O panorama é assustador para Kamba Pedro, que trabalha numa empresa de segurança privada como guarda. A ganhar 25.000.00 Kz e pai de sete filhos, Kamba já começou a refazer as contas. "Se os preços dos produtos já atingiram níveis insustentáveis para os consumidores, com o aumento de impostos, da água e da luz, como vou sobreviver?", questionou, contando que até ao momento não conseguiu confirmar as matrículas dos filhos.

Quem também está atormentado com a subida dos preços da electricidade, da água e de outros produtos é o reformado Januário Kitumba. Este já convenceu a esposa a voltarem à terra natal. "É a forma que o Governo encontrou para nos correr da cidade. Volto para o Kuanza Sul, minha província", lamenta.

José Suama, professor do segundo ciclo, diz que, com o elevado custo de vida, a única saída agora é controlar o consumo.

"A má gestão dos recursos por parte do Executivo cessante arrastou o país para o abismo. Agora, as vítimas somos nós, que vamos pagar essa irresponsabilidade toda", acusou.

Para o comerciante Castro Demba, o novo Presidente da República tem uma grande "empreitada" pela frente, numa altura em que o país atravessa uma crise económica sem precedentes.

"A única forma que o Executivo encontrou é sacrificar as pessoas com as suas medidas de austeridade. É um mau começo, mas o que fazer?", comentou, encolhendo os ombros.

Segundo o estudante da faculdade de economia, Raúl Fausto Ngueve, a população sente no bolso os constantes aumentos no preço de produtos básicos.

"As promessas do novo Governo que apontavam para a melhoria de vida das populações não terão pernas para andar, visto que o antigo Executivo deixou os cofres vazios", sintetizou.

Descontente está também a zungueira Formosa Katubo. Durante a campanha eleitoral, ficou muito entusiasmada com os discursos do então candidato do MPLA às eleições, João Lourenço. "Pensei que as coisas iam melhorar, mas compreendi agora que teremos muitos problemas, com o aumento dos combustíveis, água, luz e impostos", lamentou.

Para a zungueira, que tem o marido desempregado, a culpa não é de João Lourenço, mas sim do Governo cessante. "Como é que ele vai trabalhar sem dinheiro?", interrogou a zungueira, sugerindo que "o novo Presidente da República deve apertar o cerco para se resolver "urgentemente" este problema do dinheiro que está fora do país.

As medidas de austeridade preditas pelo novo Governo provocaram um clima de tensão na família do agrónomo Piris Kivata.
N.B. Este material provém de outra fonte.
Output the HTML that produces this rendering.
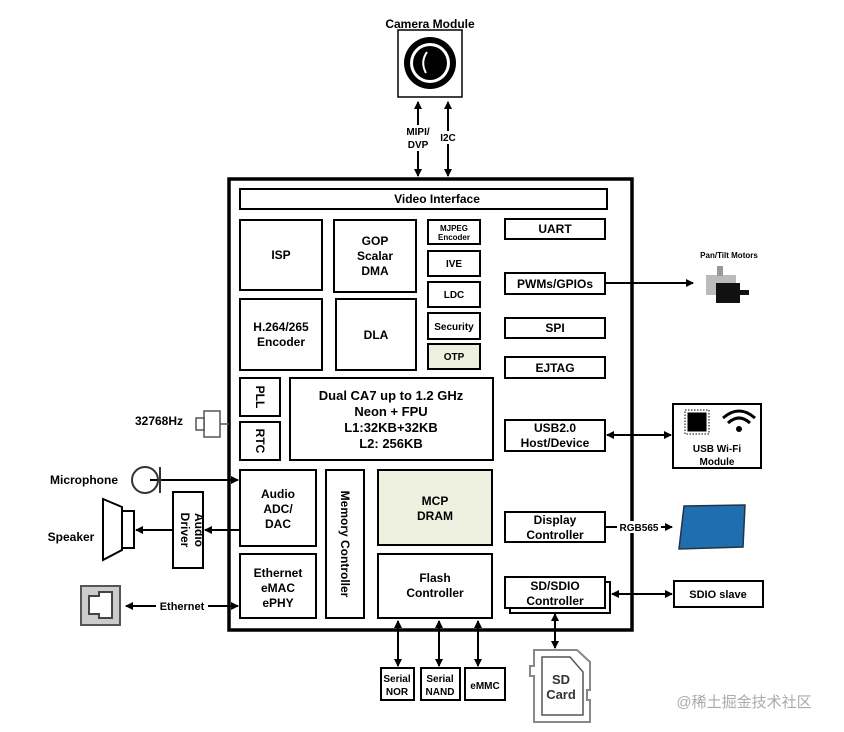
<!DOCTYPE html>
<html><head><meta charset="utf-8"><style>
html,body{margin:0;padding:0;background:#fff;width:844px;height:732px;overflow:hidden}
text{font-family:"Liberation Sans",Arial,sans-serif;font-weight:bold;fill:#000}
</style></head><body>
<svg width="844" height="732" viewBox="0 0 844 732" xmlns="http://www.w3.org/2000/svg">
<defs>
<marker id="a" markerWidth="8" markerHeight="8" refX="7" refY="4" orient="auto-start-reverse" markerUnits="userSpaceOnUse"><path d="M0,0 L8,4 L0,8 z" fill="#000"/></marker>
</defs>
<g stroke="#000" stroke-width="2" fill="#fff">
<rect x="229" y="179" width="403" height="451" stroke-width="3.5"/>
<rect x="240" y="189" width="367" height="20"/>
<rect x="240" y="220" width="82" height="70"/>
<rect x="334" y="220" width="82" height="72"/>
<rect x="428" y="220" width="52" height="24"/>
<rect x="428" y="251" width="52" height="25"/>
<rect x="428" y="282" width="52" height="25"/>
<rect x="428" y="313" width="52" height="26"/>
<rect x="428" y="344" width="52" height="25" fill="#eef0e0"/>
<rect x="505" y="219" width="100" height="20"/>
<rect x="505" y="273" width="100" height="21"/>
<rect x="505" y="318" width="100" height="20"/>
<rect x="505" y="357" width="100" height="21"/>
<rect x="240" y="299" width="82" height="71"/>
<rect x="336" y="299" width="80" height="71"/>
<rect x="240" y="378" width="40" height="38"/>
<rect x="240" y="422" width="40" height="38"/>
<rect x="290" y="378" width="203" height="82"/>
<rect x="505" y="420" width="100" height="31"/>
<rect x="240" y="470" width="76" height="76"/>
<rect x="326" y="470" width="38" height="148"/>
<rect x="378" y="470" width="114" height="75" fill="#eef0e0"/>
<rect x="240" y="554" width="76" height="64"/>
<rect x="378" y="554" width="114" height="64"/>
<rect x="505" y="512" width="100" height="30"/>
<rect x="510" y="582" width="100" height="31"/>
<rect x="505" y="577" width="100" height="31"/>
<rect x="398" y="30" width="64" height="67" stroke-width="1.5"/>
<rect x="173" y="492" width="30" height="76"/>
<rect x="673" y="404" width="88" height="64"/>
<rect x="674" y="581" width="89" height="26"/>
<rect x="381" y="668" width="33" height="32"/>
<rect x="421" y="668" width="39" height="32"/>
<rect x="465" y="668" width="40" height="32"/>
</g>
<circle cx="430" cy="63" r="26" fill="#000"/>
<circle cx="430" cy="63" r="20" fill="#fff"/>
<circle cx="430" cy="63" r="17" fill="#000"/>
<path d="M427,52 Q420,62 426,73" stroke="#fff" stroke-width="2" fill="none"/>
<g stroke="#000" stroke-width="2" fill="none">
<line x1="418" y1="102" x2="418" y2="176" marker-start="url(#a)" marker-end="url(#a)"/>
<line x1="448" y1="102" x2="448" y2="176" marker-start="url(#a)" marker-end="url(#a)"/>
<line x1="605" y1="283" x2="693" y2="283" marker-end="url(#a)"/>
<line x1="607" y1="435" x2="671" y2="435" marker-start="url(#a)" marker-end="url(#a)"/>
<line x1="605" y1="527" x2="672" y2="527" marker-end="url(#a)"/>
<line x1="612" y1="594" x2="672" y2="594" marker-start="url(#a)" marker-end="url(#a)"/>
<line x1="555" y1="614" x2="555" y2="648" marker-start="url(#a)" marker-end="url(#a)"/>
<line x1="398" y1="621" x2="398" y2="666" marker-start="url(#a)" marker-end="url(#a)"/>
<line x1="439" y1="621" x2="439" y2="666" marker-start="url(#a)" marker-end="url(#a)"/>
<line x1="478" y1="621" x2="478" y2="666" marker-start="url(#a)" marker-end="url(#a)"/>
<line x1="150" y1="480" x2="238" y2="480" marker-end="url(#a)"/>
<line x1="240" y1="530" x2="205" y2="530" marker-end="url(#a)"/>
<line x1="173" y1="530" x2="136" y2="530" marker-end="url(#a)"/>
<line x1="126" y1="606" x2="238" y2="606" marker-start="url(#a)" marker-end="url(#a)"/>
</g>
<g fill="#fff">
<rect x="403" y="125" width="31" height="26"/>
<rect x="438" y="131" width="20" height="13"/>
<rect x="617" y="521" width="44" height="12"/>
<rect x="156" y="599" width="52" height="14"/>
</g>
<g stroke="#555" stroke-width="1.5" fill="#fff">
<rect x="204" y="411" width="16" height="26"/>
<rect x="196" y="418" width="8" height="12"/>
<line x1="220" y1="424" x2="229" y2="424"/>
</g>
<circle cx="145" cy="480" r="13" fill="none" stroke="#333" stroke-width="2"/>
<line x1="160" y1="467" x2="160" y2="493" stroke="#333" stroke-width="2"/>
<path d="M103,499 L122,507 L122,550 L103,560 Z" fill="#fff" stroke="#000" stroke-width="2"/>
<rect x="122" y="511" width="12" height="37" fill="#fff" stroke="#000" stroke-width="2"/>
<rect x="81" y="586" width="39" height="39" fill="#ccc" stroke="#555" stroke-width="2"/>
<path d="M89,596 L99,596 L99,592 L112,592 L112,618 L99,618 L99,614 L89,614 Z" fill="#fff" stroke="#444" stroke-width="2"/>
<rect x="706" y="275" width="30" height="20" fill="#bbb"/>
<rect x="717" y="266" width="6" height="10" fill="#999"/>
<rect x="716" y="283" width="24" height="20" fill="#111"/>
<rect x="740" y="290" width="9" height="5" fill="#111"/>
<rect x="687" y="412" width="20" height="20" fill="#000" stroke="#fff" stroke-width="1"/>
<rect x="685" y="410" width="24" height="24" fill="none" stroke="#000" stroke-width="1" stroke-dasharray="1.5 1.5"/>
<path d="M723,418 Q739,404 755,418" stroke="#000" stroke-width="3" fill="none"/>
<path d="M728,423 Q739,413 750,423" stroke="#000" stroke-width="3" fill="none"/>
<circle cx="739" cy="429" r="3" fill="#000"/>
<path d="M684,506 L745,505 L743,547 L679,549 Z" fill="#1f6fb0" stroke="#234" stroke-width="1.5"/>
<path d="M534,650 L577,650 L590,662 L590,690 L587,690 L587,700 L590,700 L590,722 L534,722 L534,676 L530,676 L530,666 L534,666 Z" fill="#fff" stroke="#888" stroke-width="2"/>
<path d="M542,657 L570,657 L583,672 L583,715 L542,715 Z" fill="#fff" stroke="#555" stroke-width="1.5"/>
<g font-size="11" text-anchor="middle">
<text x="430" y="28" font-size="12">Camera Module</text>
<text x="418" y="135" font-size="10">MIPI/</text><text x="418" y="148" font-size="10">DVP</text>
<text x="448" y="141" font-size="10">I2C</text>
<text x="437" y="203" font-size="12">Video Interface</text>
<text x="281" y="259" font-size="12">ISP</text>
<text x="375" y="245" font-size="12">GOP</text><text x="375" y="260" font-size="12">Scalar</text><text x="375" y="275" font-size="12">DMA</text>
<text x="454" y="231" font-size="8">MJPEG</text><text x="454" y="240" font-size="8">Encoder</text>
<text x="454" y="267" font-size="10">IVE</text>
<text x="454" y="298" font-size="10">LDC</text>
<text x="454" y="330" font-size="10">Security</text>
<text x="454" y="360" font-size="10">OTP</text>
<text x="555" y="233" font-size="12">UART</text>
<text x="555" y="288" font-size="12">PWMs/GPIOs</text>
<text x="555" y="332" font-size="12">SPI</text>
<text x="555" y="372" font-size="12">EJTAG</text>
<text x="281" y="331" font-size="12">H.264/265</text><text x="281" y="346" font-size="12">Encoder</text>
<text x="376" y="339" font-size="12">DLA</text>
<text x="391" y="400" font-size="13">Dual CA7 up to 1.2 GHz</text>
<text x="391" y="416" font-size="13">Neon + FPU</text>
<text x="391" y="432" font-size="13">L1:32KB+32KB</text>
<text x="391" y="448" font-size="13">L2: 256KB</text>
<text transform="translate(256,397) rotate(90)" font-size="12">PLL</text>
<text transform="translate(256,441) rotate(90)" font-size="12">RTC</text>
<text x="555" y="432" font-size="12">USB2.0</text><text x="555" y="447" font-size="12">Host/Device</text>
<text x="278" y="498" font-size="12">Audio</text><text x="278" y="513" font-size="12">ADC/</text><text x="278" y="528" font-size="12">DAC</text>
<text transform="translate(341,544) rotate(90)" font-size="12">Memory Controller</text>
<text x="435" y="505" font-size="12">MCP</text><text x="435" y="520" font-size="12">DRAM</text>
<text x="278" y="577" font-size="12">Ethernet</text><text x="278" y="592" font-size="12">eMAC</text><text x="278" y="607" font-size="12">ePHY</text>
<text x="435" y="582" font-size="12">Flash</text><text x="435" y="597" font-size="12">Controller</text>
<text x="555" y="524" font-size="12">Display</text><text x="555" y="539" font-size="12">Controller</text>
<text x="555" y="590" font-size="12">SD/SDIO</text><text x="555" y="605" font-size="12">Controller</text>
<text transform="translate(195,530) rotate(90)" font-size="12">Audio</text>
<text transform="translate(181,530) rotate(90)" font-size="12">Driver</text>
<text x="729" y="258" font-size="8">Pan/Tilt Motors</text>
<text x="717" y="452" font-size="10">USB Wi-Fi</text><text x="717" y="465" font-size="10">Module</text>
<text x="639" y="531" font-size="10">RGB565</text>
<text x="718" y="598" font-size="11">SDIO slave</text>
<text x="397" y="682" font-size="10">Serial</text><text x="397" y="695" font-size="10">NOR</text>
<text x="440" y="682" font-size="10">Serial</text><text x="440" y="695" font-size="10">NAND</text>
<text x="485" y="689" font-size="10">eMMC</text>
<text x="561" y="684" font-size="13" style="fill:#333">SD</text><text x="561" y="699" font-size="13" style="fill:#333">Card</text>
<text x="159" y="425" font-size="12">32768Hz</text>
<text x="84" y="484" font-size="12">Microphone</text>
<text x="71" y="541" font-size="12">Speaker</text>
<text x="182" y="610" font-size="11">Ethernet</text>
<text x="744" y="707" font-size="15" style="fill:#aaa;font-family:'Liberation Sans','Noto Sans CJK SC',sans-serif;font-weight:normal">@稀土掘金技术社区</text>
</g>
</svg>
</body></html>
Com cinco filhos e uma sogra sob sua responsabilidade, o agrónomo já orientou a família para apostarem no campo.

"Tenho três hectares na Funda, município de Cacuaco, Luanda. Todos os fins-de-semana mobilizo a minha família para o campo a fim de cultivarmos a terra e resolvermos alguns problemas alimentares nesta fase da crise", disse.

O antigo combatente Bengui Zanga diz que o antigo Executivo não está impune da desgraça que a população "enfrentou e vai enfrentar".

"O fracasso do que poderá vir acontecer com o novo Governo é da responsabilidade da equipa de José Eduardo dos Santos. Tiraram tudo, agora deixam outros com as mãos atadas", atacou.

Muitos dos cidadãos ouvidos pelo Novo Jornal Online afirmaram que, embora ainda não tenham sentido a subida do preço do pão e do táxi, por exemplo, sabem que não faltará muito tempo até que isso aconteça.

"O pão ainda não subiu mas vai subir, porque se tudo está a subir...", atirou Fábio Brandão, taxista.

"Tudo está mal no país, ganho 40 mil kz, e fica tudo na alimentação. Os meus filhos já não estudam por falta de dinheiro, agora com esses aumento dos produtos vamos fazer o quê?" perguntou Fernandes Paulo, segurança de uma bomba de combustível na baixa de Luanda.

Com um orçamento cada vez mais apertado, os indicadores apontam para uma queda de 48% do poder de compra das famílias nos últimos anos, apesar do reajuste salarial feito em junho 2017.